=== Goal of the exercise ===
Repeat each line word for word.

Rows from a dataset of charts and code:
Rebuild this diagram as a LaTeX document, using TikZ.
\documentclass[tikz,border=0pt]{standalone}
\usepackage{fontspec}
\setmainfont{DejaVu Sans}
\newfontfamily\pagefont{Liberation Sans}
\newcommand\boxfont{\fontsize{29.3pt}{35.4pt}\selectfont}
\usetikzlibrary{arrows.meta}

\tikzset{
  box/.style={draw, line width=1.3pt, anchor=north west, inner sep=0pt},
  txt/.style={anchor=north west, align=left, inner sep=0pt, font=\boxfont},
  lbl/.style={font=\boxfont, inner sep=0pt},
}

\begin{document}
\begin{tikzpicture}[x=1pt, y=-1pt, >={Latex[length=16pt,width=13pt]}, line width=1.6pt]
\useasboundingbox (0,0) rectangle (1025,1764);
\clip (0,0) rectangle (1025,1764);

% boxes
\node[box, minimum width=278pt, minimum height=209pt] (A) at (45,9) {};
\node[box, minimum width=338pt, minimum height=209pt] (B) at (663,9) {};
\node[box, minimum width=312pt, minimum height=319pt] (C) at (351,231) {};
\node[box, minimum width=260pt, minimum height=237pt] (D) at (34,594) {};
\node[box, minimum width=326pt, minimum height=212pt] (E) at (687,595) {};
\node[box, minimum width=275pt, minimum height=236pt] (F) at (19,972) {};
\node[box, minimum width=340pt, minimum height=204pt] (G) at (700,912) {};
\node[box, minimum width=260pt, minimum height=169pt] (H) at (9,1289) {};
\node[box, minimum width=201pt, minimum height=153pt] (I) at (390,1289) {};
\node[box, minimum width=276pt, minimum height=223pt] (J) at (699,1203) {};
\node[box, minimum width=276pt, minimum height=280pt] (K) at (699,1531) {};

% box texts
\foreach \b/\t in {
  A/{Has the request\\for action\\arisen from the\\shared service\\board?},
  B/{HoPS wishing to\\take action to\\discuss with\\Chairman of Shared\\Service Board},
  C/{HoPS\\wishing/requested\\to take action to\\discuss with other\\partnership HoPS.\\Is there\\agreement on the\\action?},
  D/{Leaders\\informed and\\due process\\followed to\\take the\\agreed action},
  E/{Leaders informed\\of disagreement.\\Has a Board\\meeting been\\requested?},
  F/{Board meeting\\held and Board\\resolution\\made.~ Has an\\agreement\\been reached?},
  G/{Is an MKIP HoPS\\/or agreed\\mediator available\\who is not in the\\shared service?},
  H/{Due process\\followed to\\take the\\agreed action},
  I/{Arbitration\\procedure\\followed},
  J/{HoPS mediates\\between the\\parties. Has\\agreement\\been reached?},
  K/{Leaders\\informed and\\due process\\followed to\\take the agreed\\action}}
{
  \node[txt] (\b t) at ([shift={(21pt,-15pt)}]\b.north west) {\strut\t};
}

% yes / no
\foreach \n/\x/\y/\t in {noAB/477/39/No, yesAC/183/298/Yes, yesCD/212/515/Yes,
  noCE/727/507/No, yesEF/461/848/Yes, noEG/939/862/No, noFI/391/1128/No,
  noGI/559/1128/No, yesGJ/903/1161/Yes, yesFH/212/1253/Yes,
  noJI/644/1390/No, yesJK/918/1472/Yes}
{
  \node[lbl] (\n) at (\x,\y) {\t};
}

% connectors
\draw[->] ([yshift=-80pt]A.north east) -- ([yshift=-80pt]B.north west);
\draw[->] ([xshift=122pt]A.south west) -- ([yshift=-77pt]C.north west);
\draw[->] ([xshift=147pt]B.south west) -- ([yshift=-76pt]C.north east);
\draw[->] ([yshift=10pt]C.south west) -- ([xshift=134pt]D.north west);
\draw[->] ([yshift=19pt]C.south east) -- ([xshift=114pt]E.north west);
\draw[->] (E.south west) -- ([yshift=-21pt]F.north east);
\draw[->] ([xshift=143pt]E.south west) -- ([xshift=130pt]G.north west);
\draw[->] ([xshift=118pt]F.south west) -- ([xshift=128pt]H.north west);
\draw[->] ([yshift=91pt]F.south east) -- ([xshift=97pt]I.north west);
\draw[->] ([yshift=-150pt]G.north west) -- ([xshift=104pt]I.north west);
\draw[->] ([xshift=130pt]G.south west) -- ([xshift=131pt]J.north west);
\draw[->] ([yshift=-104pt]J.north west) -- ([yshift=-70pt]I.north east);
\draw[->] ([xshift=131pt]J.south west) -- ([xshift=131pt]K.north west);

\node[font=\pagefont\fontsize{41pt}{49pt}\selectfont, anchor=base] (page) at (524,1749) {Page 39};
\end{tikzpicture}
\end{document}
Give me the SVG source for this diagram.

=== Solution to this problem ===
Rebuild this diagram as a LaTeX document, using TikZ.
\documentclass[tikz,border=0pt]{standalone}
\usepackage{fontspec}
\setmainfont{DejaVu Sans}
\newfontfamily\pagefont{Liberation Sans}
\newcommand\boxfont{\fontsize{29.3pt}{35.4pt}\selectfont}
\usetikzlibrary{arrows.meta}

\tikzset{
  box/.style={draw, line width=1.3pt, anchor=north west, inner sep=0pt},
  txt/.style={anchor=north west, align=left, inner sep=0pt, font=\boxfont},
  lbl/.style={font=\boxfont, inner sep=0pt},
}

\begin{document}
\begin{tikzpicture}[x=1pt, y=-1pt, >={Latex[length=16pt,width=13pt]}, line width=1.6pt]
\useasboundingbox (0,0) rectangle (1025,1764);
\clip (0,0) rectangle (1025,1764);

% boxes
\node[box, minimum width=278pt, minimum height=209pt] (A) at (45,9) {};
\node[box, minimum width=338pt, minimum height=209pt] (B) at (663,9) {};
\node[box, minimum width=312pt, minimum height=319pt] (C) at (351,231) {};
\node[box, minimum width=260pt, minimum height=237pt] (D) at (34,594) {};
\node[box, minimum width=326pt, minimum height=212pt] (E) at (687,595) {};
\node[box, minimum width=275pt, minimum height=236pt] (F) at (19,972) {};
\node[box, minimum width=340pt, minimum height=204pt] (G) at (700,912) {};
\node[box, minimum width=260pt, minimum height=169pt] (H) at (9,1289) {};
\node[box, minimum width=201pt, minimum height=153pt] (I) at (390,1289) {};
\node[box, minimum width=276pt, minimum height=223pt] (J) at (699,1203) {};
\node[box, minimum width=276pt, minimum height=280pt] (K) at (699,1531) {};

% box texts
\foreach \b/\t in {
  A/{Has the request\\for action\\arisen from the\\shared service\\board?},
  B/{HoPS wishing to\\take action to\\discuss with\\Chairman of Shared\\Service Board},
  C/{HoPS\\wishing/requested\\to take action to\\discuss with other\\partnership HoPS.\\Is there\\agreement on the\\action?},
  D/{Leaders\\informed and\\due process\\followed to\\take the\\agreed action},
  E/{Leaders informed\\of disagreement.\\Has a Board\\meeting been\\requested?},
  F/{Board meeting\\held and Board\\resolution\\made.~ Has an\\agreement\\been reached?},
  G/{Is an MKIP HoPS\\/or agreed\\mediator available\\who is not in the\\shared service?},
  H/{Due process\\followed to\\take the\\agreed action},
  I/{Arbitration\\procedure\\followed},
  J/{HoPS mediates\\between the\\parties. Has\\agreement\\been reached?},
  K/{Leaders\\informed and\\due process\\followed to\\take the agreed\\action}}
{
  \node[txt] (\b t) at ([shift={(21pt,-15pt)}]\b.north west) {\strut\t};
}

% yes / no
\foreach \n/\x/\y/\t in {noAB/477/39/No, yesAC/183/298/Yes, yesCD/212/515/Yes,
  noCE/727/507/No, yesEF/461/848/Yes, noEG/939/862/No, noFI/391/1128/No,
  noGI/559/1128/No, yesGJ/903/1161/Yes, yesFH/212/1253/Yes,
  noJI/644/1390/No, yesJK/918/1472/Yes}
{
  \node[lbl] (\n) at (\x,\y) {\t};
}

% connectors
\draw[->] ([yshift=-80pt]A.north east) -- ([yshift=-80pt]B.north west);
\draw[->] ([xshift=122pt]A.south west) -- ([yshift=-77pt]C.north west);
\draw[->] ([xshift=147pt]B.south west) -- ([yshift=-76pt]C.north east);
\draw[->] ([yshift=10pt]C.south west) -- ([xshift=134pt]D.north west);
\draw[->] ([yshift=19pt]C.south east) -- ([xshift=114pt]E.north west);
\draw[->] (E.south west) -- ([yshift=-21pt]F.north east);
\draw[->] ([xshift=143pt]E.south west) -- ([xshift=130pt]G.north west);
\draw[->] ([xshift=118pt]F.south west) -- ([xshift=128pt]H.north west);
\draw[->] ([yshift=91pt]F.south east) -- ([xshift=97pt]I.north west);
\draw[->] ([yshift=-150pt]G.north west) -- ([xshift=104pt]I.north west);
\draw[->] ([xshift=130pt]G.south west) -- ([xshift=131pt]J.north west);
\draw[->] ([yshift=-104pt]J.north west) -- ([yshift=-70pt]I.north east);
\draw[->] ([xshift=131pt]J.south west) -- ([xshift=131pt]K.north west);

\node[font=\pagefont\fontsize{41pt}{49pt}\selectfont, anchor=base] (page) at (524,1749) {Page 39};
\end{tikzpicture}
\end{document}
Give me the SVG source for this diagram.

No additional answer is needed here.